What is the reward I get from this? Some people would argue that my routine is more punishment than privilege. I would strongly suggest it is the latter.
Aside from the mental reward I get from being productive in the morning, I get the luxury of not having to stress, not having to worry, and not having to be rushed. I leave my house everyday for work with a positive mindset.
It is on the days where my routine is interrupted that I find myself flustered, unable to concentrate and less productive.
Forming a routine
Routines can occur organically. You probably already have a few that just seem to “happen”. But, thanks to the research of people like Charles Duhigg there are a few techniques you can employ to help form your own strategic routines.
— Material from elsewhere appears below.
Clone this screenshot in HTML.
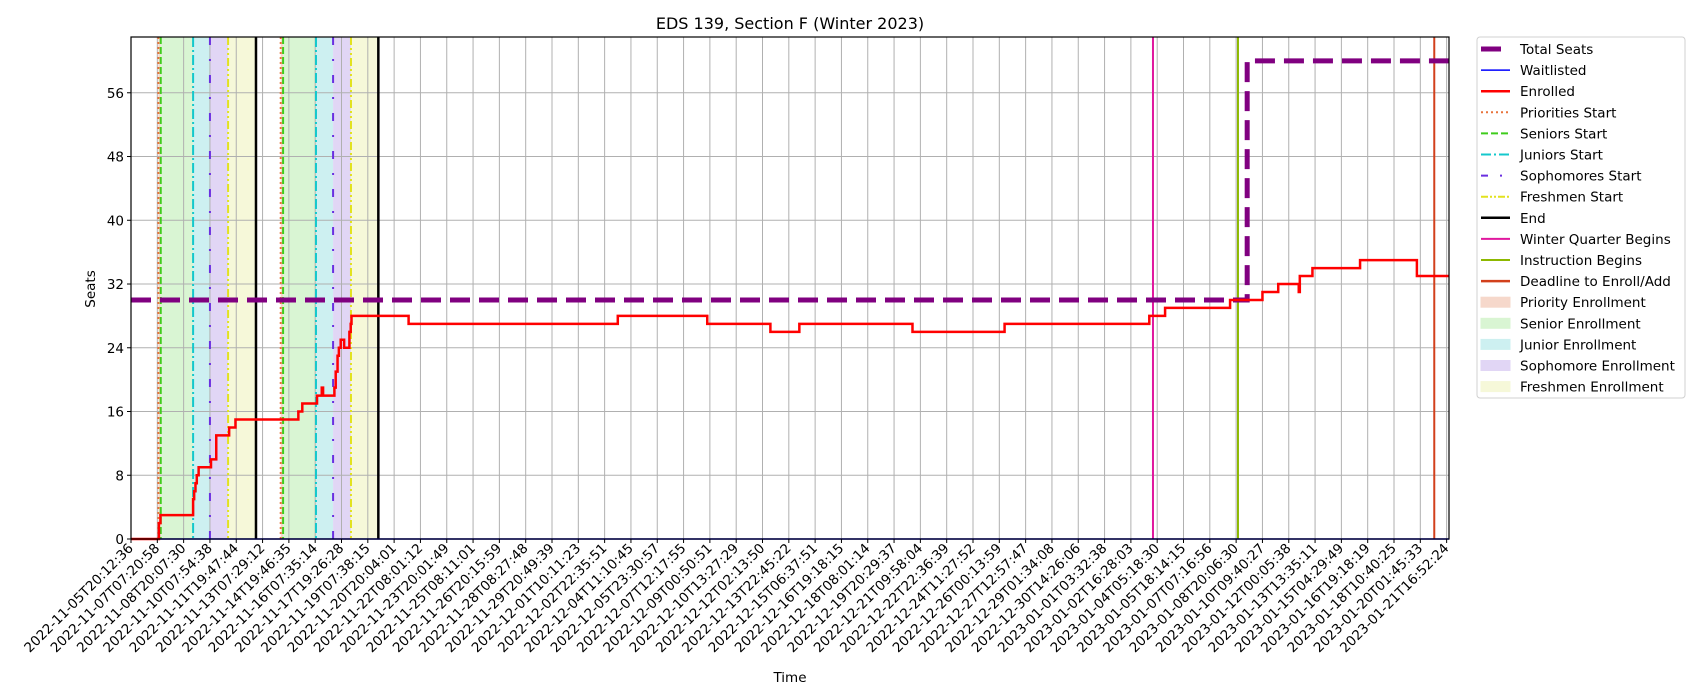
<!DOCTYPE html>
<html><head><meta charset="utf-8"><title>EDS 139, Section F (Winter 2023)</title>
<style>
html,body{margin:0;padding:0;background:#fff;}
svg{display:block;font-family:"DejaVu Sans","Liberation Sans",sans-serif;}
</style></head>
<body>
<svg id="chart" width="1700" height="700" viewBox="0 0 1700 700" xmlns="http://www.w3.org/2000/svg"></svg>
<script>
// ---- data (x in tick-index units, y in seats) ----
const tickLabels = ["2022-11-05T20:12:36","2022-11-07T07:20:58","2022-11-08T20:07:30","2022-11-10T07:54:38","2022-11-11T19:47:44","2022-11-13T07:29:12","2022-11-14T19:46:35","2022-11-16T07:35:14","2022-11-17T19:26:28","2022-11-19T07:38:15","2022-11-20T20:04:01","2022-11-22T08:01:12","2022-11-23T20:01:49","2022-11-25T08:11:01","2022-11-26T20:15:59","2022-11-28T08:27:48","2022-11-29T20:49:39","2022-12-01T10:11:23","2022-12-02T22:35:51","2022-12-04T11:10:45","2022-12-05T23:30:57","2022-12-07T12:17:55","2022-12-09T00:50:51","2022-12-10T13:27:29","2022-12-12T02:13:50","2022-12-13T22:45:22","2022-12-15T06:37:51","2022-12-16T19:18:15","2022-12-18T08:01:14","2022-12-19T20:29:37","2022-12-21T09:58:04","2022-12-22T22:36:39","2022-12-24T11:27:52","2022-12-26T00:13:59","2022-12-27T12:57:47","2022-12-29T01:34:08","2022-12-30T14:26:06","2023-01-01T03:32:38","2023-01-02T16:28:03","2023-01-04T05:18:30","2023-01-05T18:14:15","2023-01-07T07:16:56","2023-01-08T20:06:30","2023-01-10T09:40:27","2023-01-12T00:05:38","2023-01-13T13:35:11","2023-01-15T04:29:49","2023-01-16T19:18:19","2023-01-18T10:40:25","2023-01-20T01:45:33","2023-01-21T16:52:24"];
const yTicks = [0,8,16,24,32,40,48,56];
const xMax = 50.09;
const yMax = 63;
const enrolledX = [0,1.06,1.12,2.36,2.40,2.45,2.50,2.57,3.04,3.24,3.73,3.97,6.36,6.51,7.07,7.25,7.30,7.73,7.78,7.85,7.90,7.97,8.10,8.30,8.35,8.38,10.55,18.5,21.9,24.3,25.4,29.7,33.2,38.7,39.3,41.77,43.0,43.6,44.38,44.42,44.9,46.71,48.87,50.09];
const enrolledY = [0,2,3,5,6,7,8,9,10,13,14,15,16,17,18,19,18,19,21,23,24,25,24,26,27,28,27,28,27,26,27,26,27,28,29,30,31,32,31,33,34,35,33,33];
const totalX = [0,42.42,50.09];
const totalY = [30,60,60];
const waitX = [0,50.09];
const waitY = [0,0];
// period event positions
const prioStart = [1.04,5.69];
const seniorStart = [1.13,5.78];
const juniorStart = [2.36,7.03];
const sophStart = [3.00,7.68];
const freshStart = [3.69,8.36];
const endPos = [4.75,9.40];
const winterBegins = [38.84];
const instructionBegins = [42.07];
const deadlineAdd = [49.53];

// ---- layout ----
const L=131,R=1449,T=37,B=539;
const xs=v=>L+v/xMax*(R-L);
const ys=v=>B-v/yMax*(B-T);
const svg=document.getElementById('chart');
const NS='http://www.w3.org/2000/svg';
function mk(tag,attrs,parent){const e=document.createElementNS(NS,tag);for(const k in attrs)e.setAttribute(k,attrs[k]);(parent||svg).appendChild(e);return e;}

// shading
const shade=[[prioStart,seniorStart,'#f6d8cb','priority-enrollment-band'],[seniorStart,juniorStart,'#d9f5d3','senior-enrollment-band'],[juniorStart,sophStart,'#cdf0f1','junior-enrollment-band'],[sophStart,freshStart,'#e1d6f5','sophomore-enrollment-band'],[freshStart,endPos,'#f6f8d9','freshmen-enrollment-band']];
shade.forEach(s=>{for(let i=0;i<s[0].length;i++){
  const r=mk('rect',{x:xs(s[0][i]),y:T,width:xs(s[1][i])-xs(s[0][i]),height:B-T,fill:s[2]});
  
  
}});

// grid
const grid=mk('g',{stroke:'#b0b0b0','stroke-width':1});


tickLabels.forEach((t,i)=>{mk('line',{x1:xs(i),x2:xs(i),y1:T,y2:B},grid);});
yTicks.forEach(v=>{mk('line',{x1:L,x2:R,y1:ys(v),y2:ys(v)},grid);});

// vertical event lines
function vlines(arr,color,dash,w,name){arr.forEach(p=>{
  const l=mk('line',{x1:xs(p),x2:xs(p),y1:T,y2:B,stroke:color,'stroke-width':w,'stroke-dasharray':dash});
  
  
});}
vlines(prioStart,'#e8733c','2,3',2,'priorities-start-line');
vlines(seniorStart,'#3fcc1c','7,3',2,'seniors-start-line');
vlines(juniorStart,'#14c8cc','10,3,2,3',2,'juniors-start-line');
vlines(sophStart,'#6a2fe0','8,14,2,14',2,'sophomores-start-line');
vlines(freshStart,'#e2e21e','8,3,2,3,2,3',2,'freshmen-start-line');
vlines(endPos,'#000','none',2.5,'end-line');
vlines(winterBegins,'#e0189e','none',2,'winter-quarter-begins-line');
vlines(instructionBegins,'#8db800','none',2,'instruction-begins-line');
vlines(deadlineAdd,'#d2401c','none',2,'deadline-enroll-add-line');

function stepPath(X,Y){let d='M'+xs(X[0])+','+ys(Y[0]);for(let i=1;i<X.length;i++){d+=' L'+xs(X[i])+','+ys(Y[i-1])+' L'+xs(X[i])+','+ys(Y[i]);}return d;}
const tot=mk('path',{d:stepPath(totalX,totalY),fill:'none',stroke:'#800080','stroke-width':5,'stroke-dasharray':'20,9'});


const wl=mk('path',{d:stepPath(waitX,waitY),fill:'none',stroke:'#0000ff','stroke-width':1.5});


const en=mk('path',{d:stepPath(enrolledX,enrolledY),fill:'none',stroke:'#ff0000','stroke-width':2.5});



// axes frame
const fr=mk('rect',{x:L,y:T,width:R-L,height:B-T,fill:'none',stroke:'#000','stroke-width':1.2});



// y ticks
yTicks.forEach(v=>{
  mk('line',{x1:L-4,x2:L,y1:ys(v),y2:ys(v),stroke:'#000'});
  const t=mk('text',{x:L-7,y:ys(v)+5,'text-anchor':'end','font-size':13.5,fill:'#000'});t.textContent=v;
  
  
});
// x ticks
tickLabels.forEach((s,i)=>{
  const x=xs(i);
  mk('line',{x1:x,x2:x,y1:B,y2:B+4,stroke:'#000'});
  const t=mk('text',{x:x+3,y:B+10,'text-anchor':'end','font-size':13.5,fill:'#000',transform:'rotate(-45 '+(x+3)+' '+(B+10)+')'});
  t.textContent=s;
  
  
});

// titles
const title=mk('text',{x:(L+R)/2,y:29,'text-anchor':'middle','font-size':16,fill:'#000'});title.textContent='EDS 139, Section F (Winter 2023)';


const xl=mk('text',{x:(L+R)/2,y:682,'text-anchor':'middle','font-size':13.5,fill:'#000'});xl.textContent='Time';


const yl=mk('text',{x:95,y:289,'text-anchor':'middle','font-size':13.5,fill:'#000',transform:'rotate(-90 95 289)'});yl.textContent='Seats';



// legend
const lg=mk('g',{});


mk('rect',{x:1477,y:37,width:208,height:361,rx:3,fill:'#fff',stroke:'#d0d0d0'},lg);
const items=[
 ['Total Seats','line','#800080','5','12,0'],['Waitlisted','line','#0000ff','1.5','none'],['Enrolled','line','#ff0000','2.5','none'],
 ['Priorities Start','line','#e8733c','2','2,3'],['Seniors Start','line','#3fcc1c','2','7,3'],['Juniors Start','line','#14c8cc','2','10,3,2,3'],
 ['Sophomores Start','line','#6a2fe0','2','7,12,2,12'],['Freshmen Start','line','#e2e21e','2','7,2,2,2,2,2'],['End','line','#000','2.5','none'],
 ['Winter Quarter Begins','line','#e0189e','2','none'],['Instruction Begins','line','#8db800','2','none'],['Deadline to Enroll/Add','line','#d2401c','2.5','none'],
 ['Priority Enrollment','patch','#f6d8cb'],['Senior Enrollment','patch','#d9f5d3'],['Junior Enrollment','patch','#cdf0f1'],['Sophomore Enrollment','patch','#e1d6f5'],['Freshmen Enrollment','patch','#f6f8d9']];
items.forEach((it,i)=>{
  const cy=49+i*21.1;
  const g=mk('g',{},lg);
  
  
  if(it[1]==='line'){mk('line',{x1:1481,x2:1510,y1:cy,y2:cy,stroke:it[2],'stroke-width':it[3],'stroke-dasharray':it[4]},g);if(i===0){g.lastChild.setAttribute('x2','1501');}}
  else mk('rect',{x:1481,y:cy-5,width:29,height:10,fill:it[2],stroke:it[2]},g);
  const t=mk('text',{x:1520,y:cy+5,'font-size':13.5,fill:'#000'},g);t.textContent=it[0];
});
</script>
</body></html>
Duhigg, and other professionals suggest planning specific, measurable, reward-able, and track-able (SMART) habits. A relatively recent Washington Post article does a good job outlining how this process works.
In addition to planning SMART habits you can make your routine public information. Sharing with other people your plans reinforces the chance that you stick to them. With goal setting this is a common practice, the same can apply to routines.
James Clear also did a fantastic job outlining the time it takes to form a new habit. I would suggest reading his article to further understand why it takes up to two months for habits to become automatic.
There are plenty of other resources on line that dive deeper into habit-forming. A 2012 Chicago Tribune article helped me understand that my morning routine (albeit strange) is actually a “blessing”. And, a 2009 study published in the European Journal of Social Psychology (this study is referenced in the James Clear article) helped me better understand how long it takes for routines to become automatic.
Routines are boring, but their benefits far outweigh the taste of eating the same thing for breakfast five days a week.